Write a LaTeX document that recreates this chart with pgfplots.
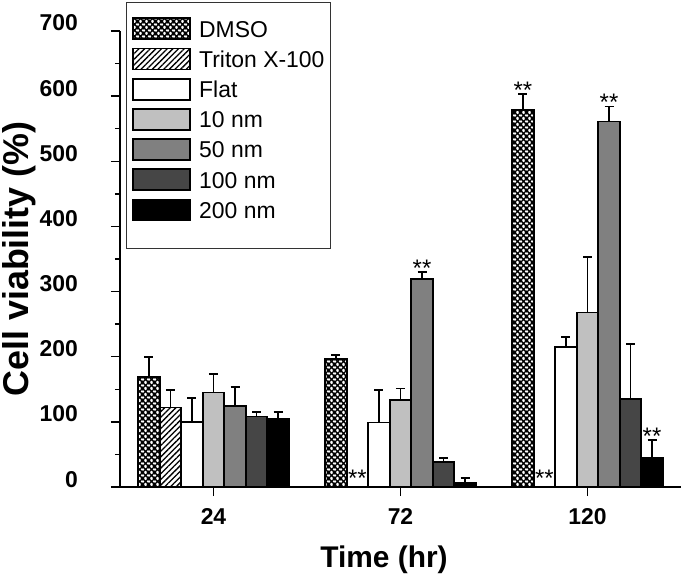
\documentclass[border=0pt]{standalone}
\usepackage{pgfplots}
\pgfplotsset{compat=1.18}
\usepackage{fontspec}
\setmainfont{Liberation Sans}
\usetikzlibrary{patterns.meta}
\pgfdeclarepattern{
  name=dmso,
  type=uncolored,
  bottom left={\pgfpoint{0bp}{0bp}},
  top right={\pgfpoint{5.5bp}{5.5bp}},
  tile size={\pgfpoint{5.5bp}{5.5bp}},
  code={
    \pgfsetlinewidth{1.5bp}
    \pgfpathmoveto{\pgfpoint{-1bp}{-1bp}}\pgfpathlineto{\pgfpoint{6.5bp}{6.5bp}}
    \pgfpathmoveto{\pgfpoint{-6.5bp}{-1bp}}\pgfpathlineto{\pgfpoint{1bp}{6.5bp}}
    \pgfpathmoveto{\pgfpoint{4.5bp}{-1bp}}\pgfpathlineto{\pgfpoint{12bp}{6.5bp}}
    \pgfpathmoveto{\pgfpoint{-1bp}{6.5bp}}\pgfpathlineto{\pgfpoint{6.5bp}{-1bp}}
    \pgfpathmoveto{\pgfpoint{-6.5bp}{6.5bp}}\pgfpathlineto{\pgfpoint{1bp}{-1bp}}
    \pgfpathmoveto{\pgfpoint{4.5bp}{6.5bp}}\pgfpathlineto{\pgfpoint{12bp}{-1bp}}
    \pgfusepath{stroke}
  }
}
\definecolor{g10}{HTML}{C0C0C0}
\definecolor{g50}{HTML}{808080}
\definecolor{g100}{HTML}{464646}
\pgfplotsset{
  lastlegend/.style={legend image code/.code={\draw[##1] (0bp,-10bp) rectangle (57bp,11bp); \path (0bp,-22bp);}},
}
\begin{document}
\begin{tikzpicture}
\useasboundingbox (-120bp,-91bp) rectangle (565bp,487bp);
\begin{axis}[
  at={(0,0)}, anchor=south west,
  scale only axis, width=561bp, height=456bp,
  ybar, bar width=0.115,
  xmin=-0.5, xmax=2.5, ymin=0, ymax=700,
  axis x line*=bottom, axis y line*=left,
  axis line style={line width=1.5bp, black},
  xtick={0,1,2}, xticklabels={24,72,120},
  ytick={0,100,...,700}, minor y tick num=1,
  tick align=outside, major tick length=9bp, minor tick length=5bp,
  tick style={line width=1.4bp, black},
  /pgf/number format/assume math mode=true,
  ticklabel style={font=\bfseries\fontsize{23}{23}\selectfont, inner sep=0pt},
  yticklabel style={anchor=base east, xshift=-33bp},
  xticklabel style={yshift=-12bp},
  xlabel={\bfseries Time (hr)},
  ylabel={\bfseries Cell viability (\%)},
  xlabel style={font=\fontsize{30}{30}\selectfont, at={(axis description cs:0.4706,-0.16)}, anchor=center},
  ylabel style={font=\fontsize{36}{36}\selectfont, at={(axis description cs:-0.18,0.5)}, anchor=center},
  every axis plot/.append style={draw=black, line width=1.7bp},
  legend image code/.code={\draw[#1] (0bp,-10bp) rectangle (57bp,11bp);},
  legend cell align=left,
  legend style={at={(0,1)}, anchor=north west, xshift=6bp, yshift=29bp,
    draw=black!80, line width=1bp, inner xsep=6bp, inner ysep=15bp,
    font=\fontsize{23}{23}\selectfont, row sep=7.5bp, column sep=8bp,
    nodes={inner sep=0pt, text height=16bp, text depth=0.5bp}},
  error bars/y dir=plus,
  error bars/y explicit,
  error bars/error mark=-,
  error bars/error bar style={line width=1.7bp, black, solid},
  error bars/error mark options={rotate=90, line width=1.7bp, black, mark size=4.5bp, solid},
]
\addplot[bar shift=-0.345, pattern=dmso, pattern color=black]
  table[x=x, y=y, y error=e] {
x y e
0 169 31
1 196 7
2 579 24
};
\addlegendentry{DMSO}
\addplot[bar shift=-0.23, pattern={Lines[angle=45, distance=4bp, line width=1.3bp]}, pattern color=black]
  table[x=x, y=y, y error=e] {
x y e
0 122 27
};
\addlegendentry{Triton X-100}
\addplot[bar shift=-0.115, fill=white]
  table[x=x, y=y, y error=e] {
x y e
0 100 37
1 99 50
2 215 15
};
\addlegendentry{Flat}
\addplot[bar shift=0, fill=g10]
  table[x=x, y=y, y error=e] {
x y e
0 145 29
1 134 17
2 268 85
};
\addlegendentry{10 nm}
\addplot[bar shift=0.115, fill=g50]
  table[x=x, y=y, y error=e] {
x y e
0 124 29
1 319 11
2 561 23
};
\addlegendentry{50 nm}
\addplot[bar shift=0.23, fill=g100]
  table[x=x, y=y, y error=e] {
x y e
0 108 7
1 38 6.5
2 135 84.5
};
\addlegendentry{100 nm}
\addplot[bar shift=0.345, fill=black, lastlegend]
  table[x=x, y=y, y error=e] {
x y e
0 104 11.5
1 7 7
2 45 27
};
\addlegendentry{200 nm}
\begin{scope}[every node/.style={font=\fontsize{24}{24}\selectfont, inner sep=0pt, anchor=base}]
\node[yshift=-4bp] at (axis cs:1.655,603) {**};
\node[yshift=-4bp] at (axis cs:1.115,330) {**};
\node[yshift=-4bp] at (axis cs:2.115,584) {**};
\node[yshift=-4bp] at (axis cs:2.345,72) {**};
\node[yshift=1bp] at (axis cs:0.77,0) {**};
\node[yshift=1bp] at (axis cs:1.77,0) {**};
\end{scope}
\end{axis}
\end{tikzpicture}
\end{document}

Written exercise: Skip every picture and transcribe the data above exactly.

Full response:
Write a LaTeX document that recreates this chart with pgfplots.
\documentclass[border=0pt]{standalone}
\usepackage{pgfplots}
\pgfplotsset{compat=1.18}
\usepackage{fontspec}
\setmainfont{Liberation Sans}
\usetikzlibrary{patterns.meta}
\pgfdeclarepattern{
  name=dmso,
  type=uncolored,
  bottom left={\pgfpoint{0bp}{0bp}},
  top right={\pgfpoint{5.5bp}{5.5bp}},
  tile size={\pgfpoint{5.5bp}{5.5bp}},
  code={
    \pgfsetlinewidth{1.5bp}
    \pgfpathmoveto{\pgfpoint{-1bp}{-1bp}}\pgfpathlineto{\pgfpoint{6.5bp}{6.5bp}}
    \pgfpathmoveto{\pgfpoint{-6.5bp}{-1bp}}\pgfpathlineto{\pgfpoint{1bp}{6.5bp}}
    \pgfpathmoveto{\pgfpoint{4.5bp}{-1bp}}\pgfpathlineto{\pgfpoint{12bp}{6.5bp}}
    \pgfpathmoveto{\pgfpoint{-1bp}{6.5bp}}\pgfpathlineto{\pgfpoint{6.5bp}{-1bp}}
    \pgfpathmoveto{\pgfpoint{-6.5bp}{6.5bp}}\pgfpathlineto{\pgfpoint{1bp}{-1bp}}
    \pgfpathmoveto{\pgfpoint{4.5bp}{6.5bp}}\pgfpathlineto{\pgfpoint{12bp}{-1bp}}
    \pgfusepath{stroke}
  }
}
\definecolor{g10}{HTML}{C0C0C0}
\definecolor{g50}{HTML}{808080}
\definecolor{g100}{HTML}{464646}
\pgfplotsset{
  lastlegend/.style={legend image code/.code={\draw[##1] (0bp,-10bp) rectangle (57bp,11bp); \path (0bp,-22bp);}},
}
\begin{document}
\begin{tikzpicture}
\useasboundingbox (-120bp,-91bp) rectangle (565bp,487bp);
\begin{axis}[
  at={(0,0)}, anchor=south west,
  scale only axis, width=561bp, height=456bp,
  ybar, bar width=0.115,
  xmin=-0.5, xmax=2.5, ymin=0, ymax=700,
  axis x line*=bottom, axis y line*=left,
  axis line style={line width=1.5bp, black},
  xtick={0,1,2}, xticklabels={24,72,120},
  ytick={0,100,...,700}, minor y tick num=1,
  tick align=outside, major tick length=9bp, minor tick length=5bp,
  tick style={line width=1.4bp, black},
  /pgf/number format/assume math mode=true,
  ticklabel style={font=\bfseries\fontsize{23}{23}\selectfont, inner sep=0pt},
  yticklabel style={anchor=base east, xshift=-33bp},
  xticklabel style={yshift=-12bp},
  xlabel={\bfseries Time (hr)},
  ylabel={\bfseries Cell viability (\%)},
  xlabel style={font=\fontsize{30}{30}\selectfont, at={(axis description cs:0.4706,-0.16)}, anchor=center},
  ylabel style={font=\fontsize{36}{36}\selectfont, at={(axis description cs:-0.18,0.5)}, anchor=center},
  every axis plot/.append style={draw=black, line width=1.7bp},
  legend image code/.code={\draw[#1] (0bp,-10bp) rectangle (57bp,11bp);},
  legend cell align=left,
  legend style={at={(0,1)}, anchor=north west, xshift=6bp, yshift=29bp,
    draw=black!80, line width=1bp, inner xsep=6bp, inner ysep=15bp,
    font=\fontsize{23}{23}\selectfont, row sep=7.5bp, column sep=8bp,
    nodes={inner sep=0pt, text height=16bp, text depth=0.5bp}},
  error bars/y dir=plus,
  error bars/y explicit,
  error bars/error mark=-,
  error bars/error bar style={line width=1.7bp, black, solid},
  error bars/error mark options={rotate=90, line width=1.7bp, black, mark size=4.5bp, solid},
]
\addplot[bar shift=-0.345, pattern=dmso, pattern color=black]
  table[x=x, y=y, y error=e] {
x y e
0 169 31
1 196 7
2 579 24
};
\addlegendentry{DMSO}
\addplot[bar shift=-0.23, pattern={Lines[angle=45, distance=4bp, line width=1.3bp]}, pattern color=black]
  table[x=x, y=y, y error=e] {
x y e
0 122 27
};
\addlegendentry{Triton X-100}
\addplot[bar shift=-0.115, fill=white]
  table[x=x, y=y, y error=e] {
x y e
0 100 37
1 99 50
2 215 15
};
\addlegendentry{Flat}
\addplot[bar shift=0, fill=g10]
  table[x=x, y=y, y error=e] {
x y e
0 145 29
1 134 17
2 268 85
};
\addlegendentry{10 nm}
\addplot[bar shift=0.115, fill=g50]
  table[x=x, y=y, y error=e] {
x y e
0 124 29
1 319 11
2 561 23
};
\addlegendentry{50 nm}
\addplot[bar shift=0.23, fill=g100]
  table[x=x, y=y, y error=e] {
x y e
0 108 7
1 38 6.5
2 135 84.5
};
\addlegendentry{100 nm}
\addplot[bar shift=0.345, fill=black, lastlegend]
  table[x=x, y=y, y error=e] {
x y e
0 104 11.5
1 7 7
2 45 27
};
\addlegendentry{200 nm}
\begin{scope}[every node/.style={font=\fontsize{24}{24}\selectfont, inner sep=0pt, anchor=base}]
\node[yshift=-4bp] at (axis cs:1.655,603) {**};
\node[yshift=-4bp] at (axis cs:1.115,330) {**};
\node[yshift=-4bp] at (axis cs:2.115,584) {**};
\node[yshift=-4bp] at (axis cs:2.345,72) {**};
\node[yshift=1bp] at (axis cs:0.77,0) {**};
\node[yshift=1bp] at (axis cs:1.77,0) {**};
\end{scope}
\end{axis}
\end{tikzpicture}
\end{document}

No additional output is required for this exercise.